** START Supplied data **

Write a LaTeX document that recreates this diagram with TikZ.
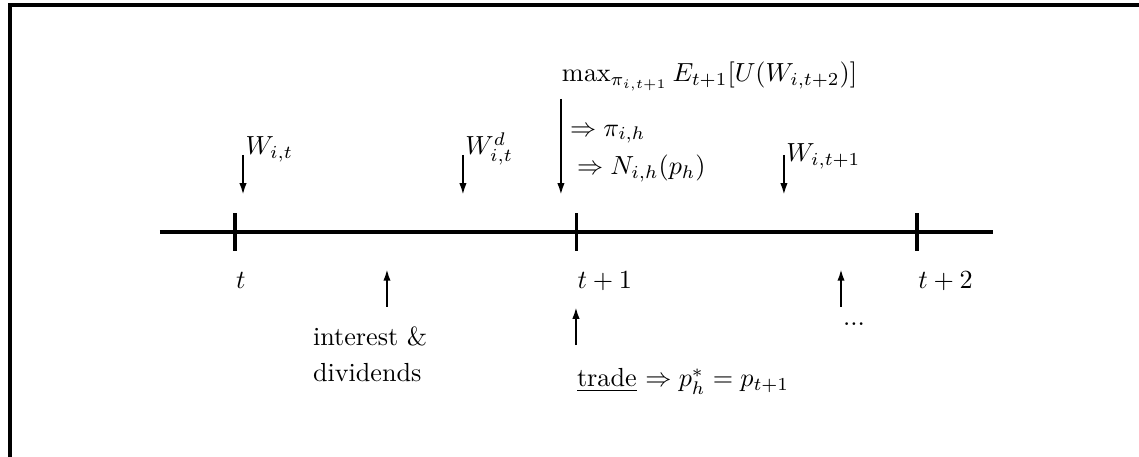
\documentclass[tikz,border=0pt]{standalone}
\usepackage{amsmath,amssymb}
\usepackage{tikz}
\usetikzlibrary{arrows.meta}

\begin{document}
\begin{tikzpicture}[>={Latex[length=4.5pt,width=2.8pt]}, thick,
    axis/.style={line width=1.5pt},
    lab/.style={anchor=base west, inner sep=0pt}]
    % 画布范围
    \useasboundingbox (-3.158,-3.024) rectangle (12.150,3.118);

    % 外框 (只有上边和左边)
    \draw[axis] (-3.024,-3.024) -- (-3.024,3.051) -- (12.150,3.051);

    % 时间轴
    \coordinate (A) at (-1.008,0);
    \coordinate (B) at (10.188,0);
    \draw[axis] (A) -- (B);

    % 刻度及时间标签
    \foreach \x/\name/\lab in {0/T0/{t}, 4.59/T1/{t+1}, 9.17/T2/{t+2}} {
        \draw[axis] (\x,-0.255) -- (\x,0.255);
        \node[lab] (\name) at (\x,-0.753) {$\lab$};
    }

    % 向下的箭头 (财富)
    \foreach \x/\y/\name/\lab in {0.108/1.035/Wt/{W_{i,t}}, 3.064/1.035/Wd/{W^d_{i,t}}, 7.378/0.941/Wn/{W_{i,t+1}}} {
        \coordinate (\name-top) at (\x,1.035);
        \coordinate (\name-end) at (\x,0.497);
        \draw[->] (\name-top) -- (\name-end);
        \node[lab] (\name) at (\x+0.02,\y) {$\lab$};
    }

    % 最优化问题
    \coordinate (opt-top) at (4.381,1.788);
    \coordinate (opt-end) at (4.381,0.497);
    \draw[->] (opt-top) -- (opt-end);
    \node[lab] (maxU) at (4.381,2.016) {$\max_{\pi_{i,t+1}} E_{t+1}[U(W_{i,t+2})]$};
    \node[lab] (pi) at (4.489,1.290) {$\Rightarrow \pi_{i,h}$};
    \node[lab] (N) at (4.583,0.766) {$\Rightarrow N_{i,h}(p_h)$};

    % 向上的箭头
    \foreach \x/\name in {2.043/div, 8.145/more} {
        \coordinate (\name-tail) at (\x,-1.008);
        \coordinate (\name-head) at (\x,-0.497);
        \draw[->] (\name-tail) -- (\name-head);
    }
    \coordinate (trade-tail) at (4.583,-1.519);
    \coordinate (trade-head) at (4.583,-1.008);
    \draw[->] (trade-tail) -- (trade-head);

    % 下方文字
    \node[lab] (interest) at (1.035,-1.519) {interest \&};
    \node[lab] (dividends) at (1.035,-2.012) {dividends};
    \node[lab] (dots) at (8.158,-1.263) {...};
    \node[lab] (trade) at (4.583,-2.079) {\underline{trade} $\Rightarrow p_h^* = p_{t+1}$};
\end{tikzpicture}
\end{document}
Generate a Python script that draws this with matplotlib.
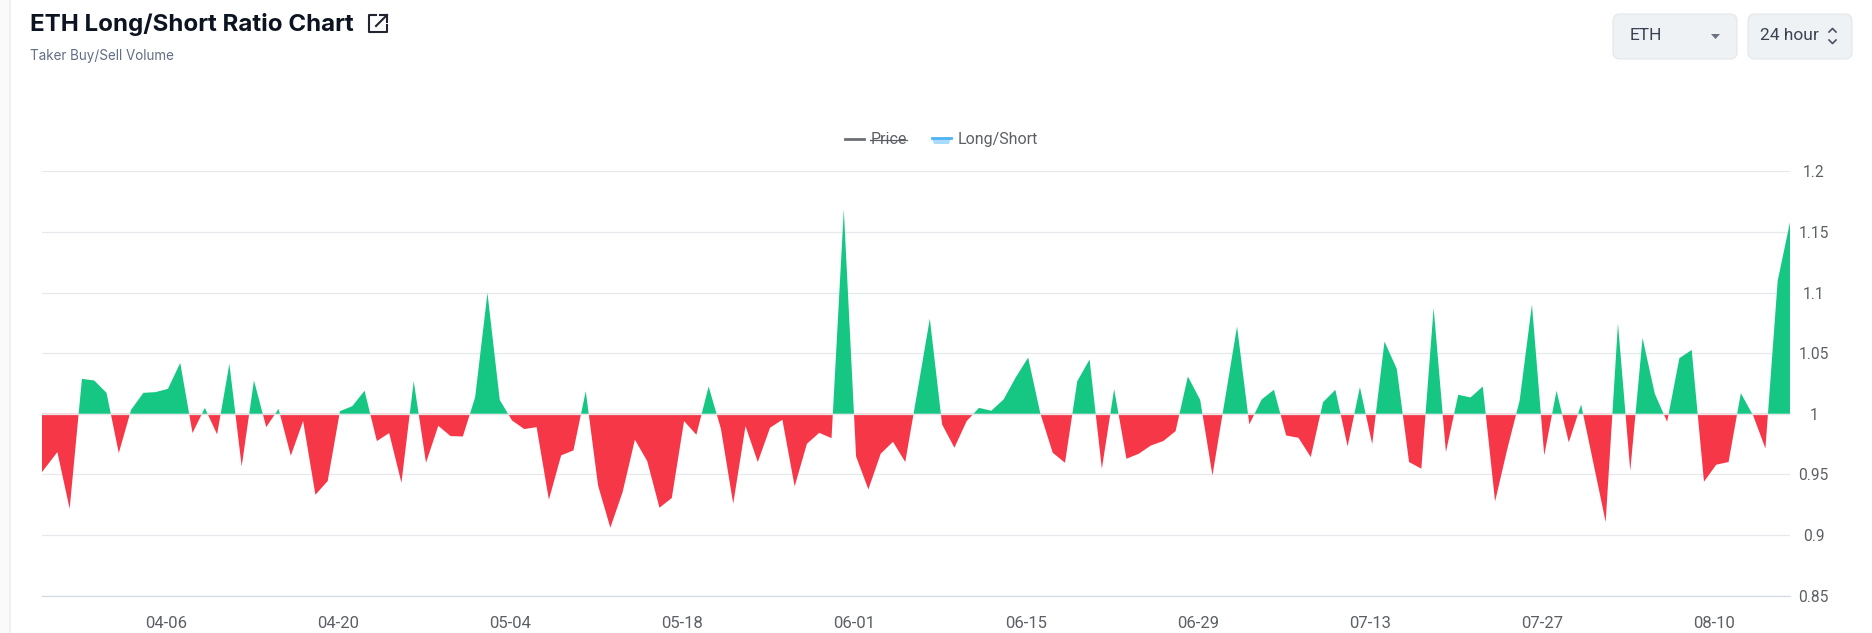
import numpy as np
import pandas as pd
import matplotlib
matplotlib.use('Agg')
import matplotlib.dates as mdates
from matplotlib import pyplot as plt
from matplotlib.patches import FancyBboxPatch, Polygon, Rectangle
from matplotlib.transforms import ScaledTranslation

start_date = '2025-03-26'
ratio = [
    0.942, 0.9552, 0.9684, 0.9217, 1.0288, 1.0275, 1.0173, 0.9676, 1.0033, 1.0173,
    1.0179, 1.0206, 1.042, 0.9841, 1.0049, 0.983, 1.0412, 0.9566, 1.0275, 0.989,
    1.0041, 0.9654, 0.994, 0.9332, 0.9445, 1.0022, 1.0063, 1.019, 0.9775, 0.9841,
    0.9431, 1.0269, 0.9596, 0.9901, 0.9816, 0.9813, 1.0137, 1.0997, 1.0115, 0.9945,
    0.9874, 0.989, 0.9291, 0.9657, 0.9698, 1.0187, 0.9409, 0.906, 0.9354, 0.9786,
    0.961, 0.9225, 0.9305, 0.994, 0.9827, 1.0225, 0.9876, 0.9258, 0.9898, 0.9602,
    0.9885, 0.9951, 0.9401, 0.9753, 0.9843, 0.9799, 1.1685, 0.9648, 0.9376, 0.967,
    0.9769, 0.9602, 1.019, 1.0785, 0.9912, 0.972, 0.994, 1.0049, 1.0025, 1.0118,
    1.0302, 1.0464, 1.0, 0.9679, 0.9596, 1.0269, 1.0448, 0.9547, 1.0203, 0.9629,
    0.967, 0.9739, 0.9775, 0.9857, 1.0308, 1.0115, 0.9492, 1.0107, 1.072, 0.9912,
    1.0118, 1.0198, 0.9821, 0.9802, 0.9643, 1.0096, 1.0198, 0.9731, 1.022, 0.975,
    1.0596, 1.0371, 0.9602, 0.9547, 1.0874, 0.9684, 1.0157, 1.0135, 1.0225, 0.9277,
    0.9712, 1.011, 1.0901, 0.9657, 1.019, 0.9764, 1.0077, 0.9593, 0.9107, 1.0745,
    0.953, 1.0626, 1.0165, 0.9934, 1.0459, 1.0527, 0.944, 0.958, 0.9602, 1.017,
    0.9986, 0.9714, 1.1099, 1.158,
]
x_ticks = ['2025-04-06', '2025-04-20', '2025-05-04', '2025-05-18', '2025-06-01',
           '2025-06-15', '2025-06-29', '2025-07-13', '2025-07-27', '2025-08-10']
y_ticks = [0.85, 0.9, 0.95, 1, 1.05, 1.1, 1.15, 1.2]
y_labels = ['0.85', '0.9', '0.95', '1', '1.05', '1.1', '1.15', '1.2']

GREEN = '#16C784'
RED = '#F63748'
GRID = '#E6E8EC'
TEXT = '#5C6066'
W, H = 1872, 633

plt.rcParams['font.family'] = ['Roboto', 'DejaVu Sans']
fig = plt.figure(figsize=(W / 100, H / 100), dpi=100, facecolor='white')

# pixel overlay for the page furniture around the chart
ui = fig.add_axes([0, 0, 1, 1], zorder=5)
ui.set_xlim(0, W)
ui.set_ylim(H, 0)
ui.axis('off')
ui.patch.set_alpha(0)

ax = fig.add_axes([42 / W, 1 - 595.6 / H, (1790 - 42) / W, (595.6 - 171.4) / H])
dates = pd.date_range(start_date, periods=len(ratio))
x = mdates.date2num(dates)
y = np.array(ratio)
ax.fill_between(x, y, 1, where=y >= 1, interpolate=True, color=GREEN, lw=0, zorder=2)
ax.fill_between(x, y, 1, where=y <= 1, interpolate=True, color=RED, lw=0, zorder=2)
ax.axhline(1, color=GRID, lw=0.9, zorder=3)
ax.set_xlim(x[0] + 0.75, x[-1])
ax.set_ylim(0.85, 1.2)
ax.set_yticks(y_ticks)
ax.set_yticklabels(y_labels)
ax.set_xticks(mdates.date2num(pd.to_datetime(x_ticks)))
ax.xaxis.set_major_formatter(mdates.DateFormatter('%m-%d'))
ax.grid(axis='y', color=GRID, lw=0.9, zorder=1)
ax.set_axisbelow(True)
for s in ['top', 'left', 'right']:
    ax.spines[s].set_visible(False)
ax.spines['bottom'].set_color('#D5DAE1')
ax.spines['bottom'].set_linewidth(0.9)
ax.yaxis.tick_right()
ax.tick_params(axis='y', length=0, pad=17, labelsize=11.2, labelcolor=TEXT)
ax.tick_params(axis='x', length=0, pad=15, labelsize=12, labelcolor=TEXT)
for t in ax.get_yticklabels():
    t.set_ha('center')
shift = ScaledTranslation(-2 / 100, 0, fig.dpi_scale_trans)
for t in ax.get_xticklabels():
    t.set_transform(t.get_transform() + shift)

# left page edge
ui.add_patch(Rectangle((0, 0), 10, H, color='#FAFAFA', lw=0))
ui.plot([10, 10], [0, H], color='#ECEEF0', lw=1.1)

# title block
ui.text(30, 24, 'ETH Long/Short Ratio Chart', family=['Inter', 'DejaVu Sans'], weight='bold',
        fontsize=17.35, color='#0D1421', va='center', ha='left')
ui.text(30, 56, 'Taker Buy/Sell Volume', family=['Inter', 'DejaVu Sans'],
        fontsize=9.7, color='#616E85', va='center', ha='left')
ui.plot([376, 369, 369, 387, 387], [15, 15, 32, 32, 25], color='#222531', lw=1.5)
ui.plot([376, 387], [26, 15], color='#222531', lw=1.5)
ui.plot([380, 387, 387], [15, 15, 22], color='#222531', lw=1.5)

# selectors
for bx, bw in [(1613, 124), (1748, 104)]:
    ui.add_patch(FancyBboxPatch((bx + 6, 20), bw - 12, 33, boxstyle='round,pad=6,rounding_size=7',
                                fc='#EFF2F5', ec='#E3E6EA', lw=0.8, mutation_aspect=1))
ui.text(1630, 36, 'ETH', fontsize=12.5, color='#3A4252', va='center', ha='left')
ui.text(1760, 36, '24 hour', fontsize=12.5, color='#3A4252', va='center', ha='left')
ui.add_patch(Polygon([[1711, 34], [1720, 34], [1715.5, 39]], color='#6B7280', lw=0))
ui.plot([1829, 1832.5, 1836], [32, 28.5, 32], color='#4A5160', lw=1.2)
ui.plot([1829, 1832.5, 1836], [40, 43.5, 40], color='#4A5160', lw=1.2)

# legend, Price is switched off so it is struck through
ui.plot([845, 864], [139, 139], color='#6B6E73', lw=2)
ui.text(871, 139.5, 'Price', fontsize=11.5, color=TEXT, va='center', ha='left')
ui.plot([870, 907], [139.5, 139.5], color=TEXT, lw=0.9)
ui.add_patch(Polygon([[932, 138], [951, 138], [949, 144], [934, 144]], color='#A9DCFB', lw=0))
ui.plot([932, 951], [138, 138], color='#4DB3F5', lw=2)
ui.text(958, 139.5, 'Long/Short', fontsize=11.5, color=TEXT, va='center', ha='left')

fig.savefig('out.png', dpi=100, facecolor='white')
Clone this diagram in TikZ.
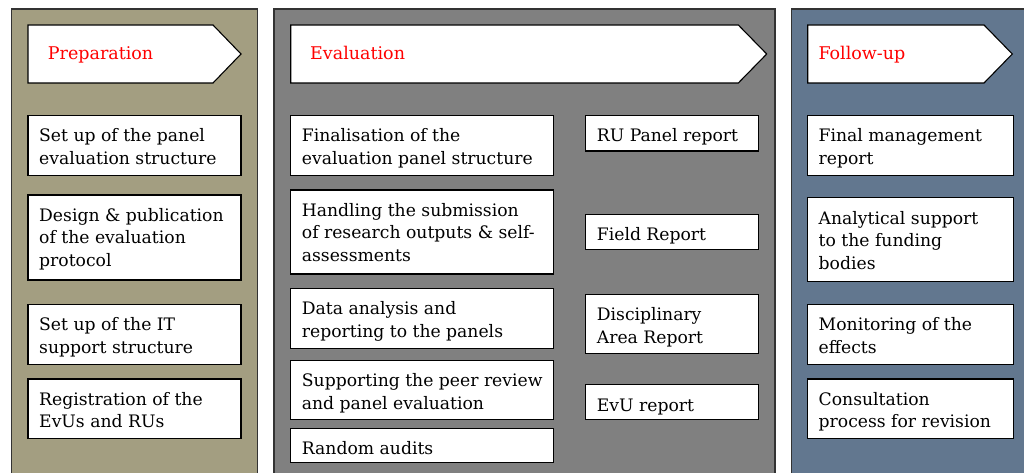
\documentclass[tikz,border=0pt]{standalone}
\usepackage{fontspec}
\setmainfont{DejaVu Serif}
\newfontfamily\boxfont{DejaVu Serif}
\begin{document}
\begin{tikzpicture}[x=1pt, y=-1pt,
  panel/.style={draw=black!80, line width=1.4pt, anchor=north west, inner sep=0pt, outer sep=0pt},
  wbox/.style={draw=black, fill=white, line width=1.1pt, anchor=north west, inner sep=0pt, outer sep=0pt},
  hdr/.style={draw=black, fill=white, line width=1.1pt},
  hdrtext/.style={anchor=base west, inner sep=0pt, text=red, font=\boxfont\fontsize{17.5}{22.5}\selectfont},
  boxtext/.style={anchor=base west, inner sep=0pt, font=\boxfont\fontsize{17.2}{22.5}\selectfont}]
\definecolor{prepfill}{HTML}{A39E81}
\definecolor{evalfill}{HTML}{808080}
\definecolor{follfill}{HTML}{62778F}

% box with top-aligned, left-aligned text
\newcommand\tbox[6]{%
  \node[wbox, minimum width=#4pt, minimum height=#5pt] (#1) at (#2,#3) {};
  \node[boxtext] (#1t) at ([xshift=11pt, yshift=-26.3pt]#1.north west)
    {\parbox[t]{#4pt}{\raggedright\boxfont\fontsize{17.2}{22.5}\selectfont #6}};}

\useasboundingbox (0,0) rectangle (1024,473);

% phase panels
\node[panel, fill=prepfill, minimum width=246pt, minimum height=480pt] (prep) at (11.7,9) {};
\node[panel, fill=evalfill, minimum width=501pt, minimum height=480pt] (eval) at (274,9) {};
\node[panel, fill=follfill, minimum width=250pt, minimum height=480pt] (foll) at (791.7,9) {};

% phase headers
\draw[hdr] (28,25) -- (213,25) -- (241,54) -- (213,83) -- (28,83) -- cycle;
\node[hdrtext] (prepH) at (47.7,59.3) {Preparation};
\draw[hdr] (290.7,25) -- (738.3,25) -- (766.7,54) -- (738.3,83) -- (290.7,83) -- cycle;
\node[hdrtext] (evalH) at (310,59.3) {Evaluation};
\draw[hdr] (807.7,25) -- (984,25) -- (1012.3,54) -- (984,83) -- (807.7,83) -- cycle;
\node[hdrtext] (follH) at (818.3,59.3) {Follow-up};

% preparation
\tbox{p1}{28}{115.7}{213}{59.6}{Set up of the panel\\evaluation structure}
\tbox{p2}{28}{195}{213}{85}{Design \& publication\\of the evaluation\\protocol}
\tbox{p3}{28}{304.3}{213}{60}{Set up of the IT\\support structure}
\tbox{p4}{28}{379}{213}{59.3}{Registration of the\\EvUs and RUs}

% evaluation: activities
\tbox{e1}{290.7}{115.7}{262.6}{59.6}{Finalisation of the\\evaluation panel structure}
\tbox{e2}{290.7}{190}{262.6}{84}{Handling the submission\\of research outputs \& self-\\assessments}
\tbox{e3}{290.7}{288.3}{262.6}{60}{Data analysis and\\reporting to the panels}
\tbox{e4}{290.7}{360.3}{262.6}{59}{Supporting the peer review\\and panel evaluation}
\tbox{e5}{290.7}{428.3}{262.6}{34.4}{Random audits}

% evaluation: reports
\tbox{r1}{585.7}{115.7}{173}{35.3}{RU Panel report}
\tbox{r2}{585.7}{214.3}{173}{35}{Field Report}
\tbox{r3}{585.7}{294.3}{173}{59.4}{Disciplinary\\Area Report}
\tbox{r4}{585.7}{384.7}{173}{34.6}{EvU report}

% follow-up
\tbox{f1}{807.5}{115.7}{205.8}{59.6}{Final management\\report}
\tbox{f2}{807.5}{197.7}{205.8}{84}{Analytical support\\to the funding\\bodies}
\tbox{f3}{807.5}{304.3}{205.8}{60}{Monitoring of the\\effects}
\tbox{f4}{807.5}{379}{205.8}{59.3}{Consultation\\process for revision}
\end{tikzpicture}
\end{document}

** END Supplied data **

**Short exercise:** Give only the lines from the one with "Clone this diagram in TikZ." to the one with "(follH) at (818.3,59.3)", both included, again and exactly; leave the images out.

**Full solution:**
Clone this diagram in TikZ.
\documentclass[tikz,border=0pt]{standalone}
\usepackage{fontspec}
\setmainfont{DejaVu Serif}
\newfontfamily\boxfont{DejaVu Serif}
\begin{document}
\begin{tikzpicture}[x=1pt, y=-1pt,
  panel/.style={draw=black!80, line width=1.4pt, anchor=north west, inner sep=0pt, outer sep=0pt},
  wbox/.style={draw=black, fill=white, line width=1.1pt, anchor=north west, inner sep=0pt, outer sep=0pt},
  hdr/.style={draw=black, fill=white, line width=1.1pt},
  hdrtext/.style={anchor=base west, inner sep=0pt, text=red, font=\boxfont\fontsize{17.5}{22.5}\selectfont},
  boxtext/.style={anchor=base west, inner sep=0pt, font=\boxfont\fontsize{17.2}{22.5}\selectfont}]
\definecolor{prepfill}{HTML}{A39E81}
\definecolor{evalfill}{HTML}{808080}
\definecolor{follfill}{HTML}{62778F}

% box with top-aligned, left-aligned text
\newcommand\tbox[6]{%
  \node[wbox, minimum width=#4pt, minimum height=#5pt] (#1) at (#2,#3) {};
  \node[boxtext] (#1t) at ([xshift=11pt, yshift=-26.3pt]#1.north west)
    {\parbox[t]{#4pt}{\raggedright\boxfont\fontsize{17.2}{22.5}\selectfont #6}};}

\useasboundingbox (0,0) rectangle (1024,473);

% phase panels
\node[panel, fill=prepfill, minimum width=246pt, minimum height=480pt] (prep) at (11.7,9) {};
\node[panel, fill=evalfill, minimum width=501pt, minimum height=480pt] (eval) at (274,9) {};
\node[panel, fill=follfill, minimum width=250pt, minimum height=480pt] (foll) at (791.7,9) {};

% phase headers
\draw[hdr] (28,25) -- (213,25) -- (241,54) -- (213,83) -- (28,83) -- cycle;
\node[hdrtext] (prepH) at (47.7,59.3) {Preparation};
\draw[hdr] (290.7,25) -- (738.3,25) -- (766.7,54) -- (738.3,83) -- (290.7,83) -- cycle;
\node[hdrtext] (evalH) at (310,59.3) {Evaluation};
\draw[hdr] (807.7,25) -- (984,25) -- (1012.3,54) -- (984,83) -- (807.7,83) -- cycle;
\node[hdrtext] (follH) at (818.3,59.3) {Follow-up};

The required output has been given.